**GOAL OF THE EXERCISE:** Working from the data below, reproduce exactly the lines starting at the one that holds "Convert this chart to Plotly code." and ending at the one that holds "-0.0085, -0.0057, -0.003, -0.0008, 0.0]". Pictures are excluded.

**DATASET EXCERPTS:**

------------

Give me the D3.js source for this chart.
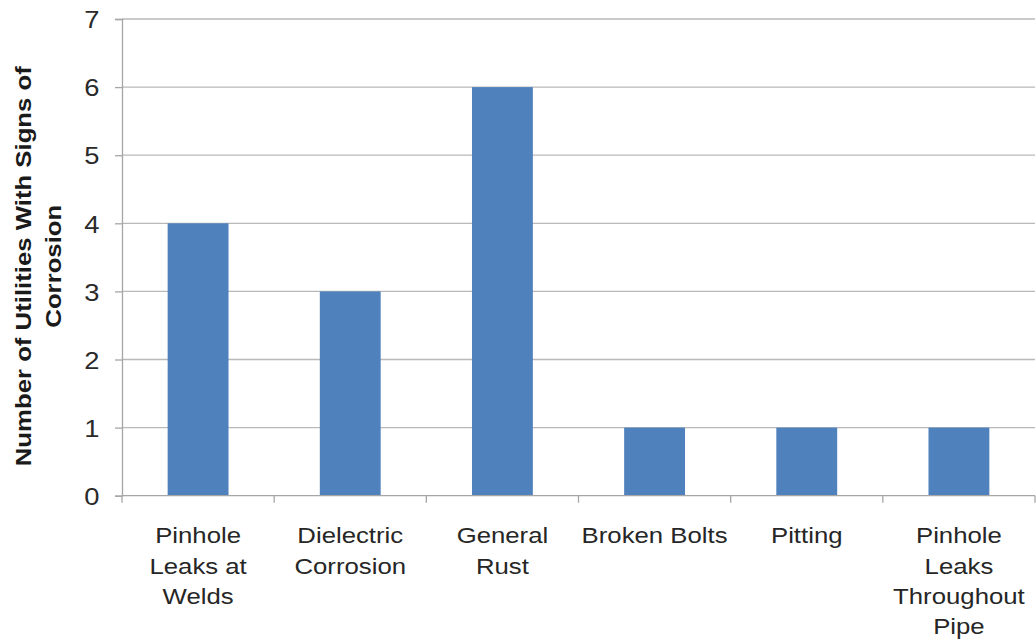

------------

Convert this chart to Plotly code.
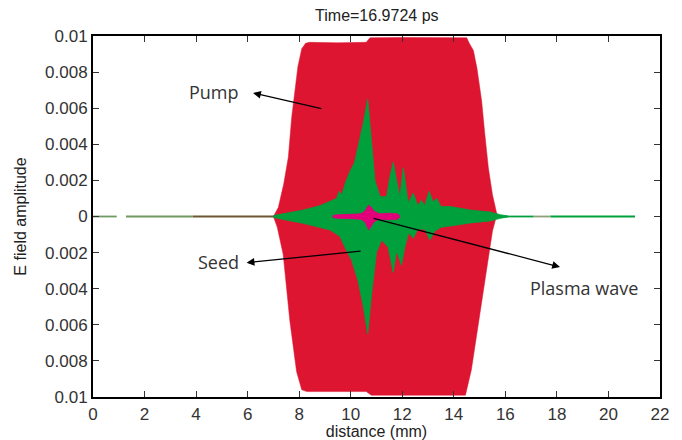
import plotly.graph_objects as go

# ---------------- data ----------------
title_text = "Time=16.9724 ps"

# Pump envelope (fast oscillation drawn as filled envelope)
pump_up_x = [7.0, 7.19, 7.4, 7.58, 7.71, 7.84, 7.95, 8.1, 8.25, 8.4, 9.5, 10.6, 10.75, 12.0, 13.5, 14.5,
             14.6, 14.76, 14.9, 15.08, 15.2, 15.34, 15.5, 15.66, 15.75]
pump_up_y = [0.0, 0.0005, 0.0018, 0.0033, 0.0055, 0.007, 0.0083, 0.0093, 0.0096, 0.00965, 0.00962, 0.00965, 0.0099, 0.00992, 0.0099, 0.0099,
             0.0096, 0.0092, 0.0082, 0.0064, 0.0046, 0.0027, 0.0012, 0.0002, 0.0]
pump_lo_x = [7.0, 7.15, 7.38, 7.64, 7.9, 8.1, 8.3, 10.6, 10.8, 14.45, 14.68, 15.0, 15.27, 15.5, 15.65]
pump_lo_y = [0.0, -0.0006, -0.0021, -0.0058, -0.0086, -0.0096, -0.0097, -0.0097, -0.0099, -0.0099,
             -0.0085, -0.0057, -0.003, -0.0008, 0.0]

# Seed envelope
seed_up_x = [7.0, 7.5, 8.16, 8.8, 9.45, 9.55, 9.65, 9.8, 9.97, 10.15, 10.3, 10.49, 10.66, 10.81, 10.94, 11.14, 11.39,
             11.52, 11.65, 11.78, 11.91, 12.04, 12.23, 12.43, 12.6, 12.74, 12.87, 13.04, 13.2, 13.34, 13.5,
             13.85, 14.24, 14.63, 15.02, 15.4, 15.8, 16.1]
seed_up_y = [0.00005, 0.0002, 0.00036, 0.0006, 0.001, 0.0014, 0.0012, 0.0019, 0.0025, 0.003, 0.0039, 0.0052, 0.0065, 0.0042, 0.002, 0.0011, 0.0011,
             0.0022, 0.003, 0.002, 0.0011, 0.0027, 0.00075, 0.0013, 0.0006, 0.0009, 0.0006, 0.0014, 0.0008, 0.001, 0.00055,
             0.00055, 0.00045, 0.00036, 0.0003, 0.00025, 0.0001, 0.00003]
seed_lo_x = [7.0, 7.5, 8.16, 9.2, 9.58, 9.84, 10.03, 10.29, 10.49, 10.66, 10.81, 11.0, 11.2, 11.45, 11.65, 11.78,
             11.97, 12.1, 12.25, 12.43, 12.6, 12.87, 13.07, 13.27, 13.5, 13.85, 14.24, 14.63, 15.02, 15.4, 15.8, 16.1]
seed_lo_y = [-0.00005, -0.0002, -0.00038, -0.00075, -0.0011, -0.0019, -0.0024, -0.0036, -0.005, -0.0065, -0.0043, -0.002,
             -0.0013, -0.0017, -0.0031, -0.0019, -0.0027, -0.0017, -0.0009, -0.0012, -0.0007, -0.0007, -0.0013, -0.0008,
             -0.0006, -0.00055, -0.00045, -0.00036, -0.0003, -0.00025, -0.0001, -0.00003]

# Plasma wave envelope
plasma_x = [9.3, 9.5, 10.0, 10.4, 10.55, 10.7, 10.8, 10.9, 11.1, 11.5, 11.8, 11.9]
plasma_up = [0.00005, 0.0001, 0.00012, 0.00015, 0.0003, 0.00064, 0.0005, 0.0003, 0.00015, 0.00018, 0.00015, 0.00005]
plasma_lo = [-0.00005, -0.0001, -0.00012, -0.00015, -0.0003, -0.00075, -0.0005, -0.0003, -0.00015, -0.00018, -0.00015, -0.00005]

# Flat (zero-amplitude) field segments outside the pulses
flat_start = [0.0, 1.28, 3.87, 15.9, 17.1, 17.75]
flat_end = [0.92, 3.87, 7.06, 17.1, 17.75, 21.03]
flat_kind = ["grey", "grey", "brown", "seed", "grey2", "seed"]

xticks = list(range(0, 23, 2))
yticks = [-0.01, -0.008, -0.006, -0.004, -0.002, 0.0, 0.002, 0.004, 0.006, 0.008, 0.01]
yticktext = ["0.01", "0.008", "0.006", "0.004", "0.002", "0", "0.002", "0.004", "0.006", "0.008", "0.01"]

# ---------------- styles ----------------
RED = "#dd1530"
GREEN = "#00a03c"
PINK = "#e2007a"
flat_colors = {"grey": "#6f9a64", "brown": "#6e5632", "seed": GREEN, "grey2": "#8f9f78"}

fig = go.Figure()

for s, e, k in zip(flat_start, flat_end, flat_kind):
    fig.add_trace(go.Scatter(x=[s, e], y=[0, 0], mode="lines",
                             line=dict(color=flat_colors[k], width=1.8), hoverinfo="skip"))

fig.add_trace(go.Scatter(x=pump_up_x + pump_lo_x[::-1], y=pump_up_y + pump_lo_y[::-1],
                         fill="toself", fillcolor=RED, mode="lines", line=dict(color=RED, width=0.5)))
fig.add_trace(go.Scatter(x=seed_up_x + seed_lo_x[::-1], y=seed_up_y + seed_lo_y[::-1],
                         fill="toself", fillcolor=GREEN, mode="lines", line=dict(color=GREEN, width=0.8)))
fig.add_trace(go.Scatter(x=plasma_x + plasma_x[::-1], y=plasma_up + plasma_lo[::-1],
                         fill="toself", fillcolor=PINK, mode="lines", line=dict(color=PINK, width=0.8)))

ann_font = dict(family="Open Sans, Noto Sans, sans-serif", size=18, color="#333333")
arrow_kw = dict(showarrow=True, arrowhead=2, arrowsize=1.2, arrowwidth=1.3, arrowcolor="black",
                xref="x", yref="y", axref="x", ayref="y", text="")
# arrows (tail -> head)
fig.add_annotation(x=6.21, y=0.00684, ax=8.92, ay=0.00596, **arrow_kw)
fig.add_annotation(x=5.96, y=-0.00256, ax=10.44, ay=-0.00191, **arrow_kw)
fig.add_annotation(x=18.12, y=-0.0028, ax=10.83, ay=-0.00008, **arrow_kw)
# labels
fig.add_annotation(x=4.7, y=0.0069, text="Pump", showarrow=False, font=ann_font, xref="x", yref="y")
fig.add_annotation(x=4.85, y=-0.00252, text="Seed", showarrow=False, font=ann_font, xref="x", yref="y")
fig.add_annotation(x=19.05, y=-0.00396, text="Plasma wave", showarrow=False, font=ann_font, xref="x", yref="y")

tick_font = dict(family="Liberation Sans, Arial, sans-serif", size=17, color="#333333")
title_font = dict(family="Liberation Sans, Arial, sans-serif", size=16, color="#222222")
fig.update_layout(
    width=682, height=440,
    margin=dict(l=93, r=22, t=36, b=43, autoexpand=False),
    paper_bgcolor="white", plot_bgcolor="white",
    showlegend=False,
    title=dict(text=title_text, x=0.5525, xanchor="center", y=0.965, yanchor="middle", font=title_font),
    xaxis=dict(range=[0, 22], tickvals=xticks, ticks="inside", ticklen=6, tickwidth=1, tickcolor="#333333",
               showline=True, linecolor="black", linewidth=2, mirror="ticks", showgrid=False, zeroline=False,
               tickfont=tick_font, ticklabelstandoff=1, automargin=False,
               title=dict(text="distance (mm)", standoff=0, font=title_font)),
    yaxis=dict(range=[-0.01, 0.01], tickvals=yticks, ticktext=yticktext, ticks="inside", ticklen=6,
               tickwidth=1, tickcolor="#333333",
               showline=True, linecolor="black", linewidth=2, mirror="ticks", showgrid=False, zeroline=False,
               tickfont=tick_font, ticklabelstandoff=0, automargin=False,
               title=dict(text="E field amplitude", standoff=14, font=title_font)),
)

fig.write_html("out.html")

------------

**THE REPLY:**
Convert this chart to Plotly code.
import plotly.graph_objects as go

# ---------------- data ----------------
title_text = "Time=16.9724 ps"

# Pump envelope (fast oscillation drawn as filled envelope)
pump_up_x = [7.0, 7.19, 7.4, 7.58, 7.71, 7.84, 7.95, 8.1, 8.25, 8.4, 9.5, 10.6, 10.75, 12.0, 13.5, 14.5,
             14.6, 14.76, 14.9, 15.08, 15.2, 15.34, 15.5, 15.66, 15.75]
pump_up_y = [0.0, 0.0005, 0.0018, 0.0033, 0.0055, 0.007, 0.0083, 0.0093, 0.0096, 0.00965, 0.00962, 0.00965, 0.0099, 0.00992, 0.0099, 0.0099,
             0.0096, 0.0092, 0.0082, 0.0064, 0.0046, 0.0027, 0.0012, 0.0002, 0.0]
pump_lo_x = [7.0, 7.15, 7.38, 7.64, 7.9, 8.1, 8.3, 10.6, 10.8, 14.45, 14.68, 15.0, 15.27, 15.5, 15.65]
pump_lo_y = [0.0, -0.0006, -0.0021, -0.0058, -0.0086, -0.0096, -0.0097, -0.0097, -0.0099, -0.0099,
             -0.0085, -0.0057, -0.003, -0.0008, 0.0]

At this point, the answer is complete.